“Nature is the gardener’s opponent. The gardener who pretends he is in love with her, has to destroy her climaxes of vegetation and make…an alliance with her which she will be the first to break without warning, in the most treasonable way she can. She sneaks in, she inserts her weeds, her couch-grass, her ground elder, her plantain, her greenfly and her slugs behind his back. The bitch.”

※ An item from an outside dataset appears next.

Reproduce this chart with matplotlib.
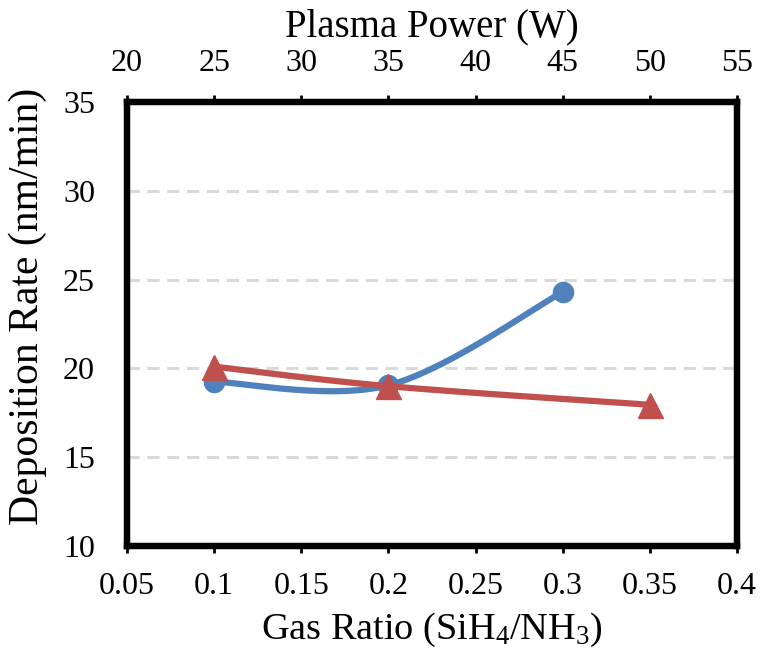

Geoffrey Grigson “Gardenage” 1952.
Garden lore: raising dahlias from seed
These cheerful single dahlia blooms all came from open pollinated seed gathered from a simple yellow variety. While dahlias are easy to increase by lifting and dividing the tubers when dormant in winter, any new plants raised that way will be identical to the original plant. Raising seed gives variation and in some situations, that variation is interesting to have. We didn’t start with many dahlias here so we were surprised at the range of colour from near white, through yellow, orange, bright pink to deep red. Some of the seedlings flowered in the first year from sowing and all flowered by the second summer so it is an economical way of building up numbers for planting larger areas.
“Open pollinated seed” just means that we left the bees to pollinate the flowers and gathered the seed when it was ripe. It is what happens every day in the natural environment. It is not likely that we will ever get a brilliant seedling through – something stand-out, different and worth commercialising, but that is not what we are after. Nor will we get some of the remarkable forms that are prized by dahlia aficionados – collerette, pompom, cactus, anemone and others. The vast majority of seedlings will be singles but the percentage of doubles will increase if you are collecting the seed from a double parent. We just wanted them as fillers for the summer garden and we personally prefer the single blooms which also feed the bees and the butterflies.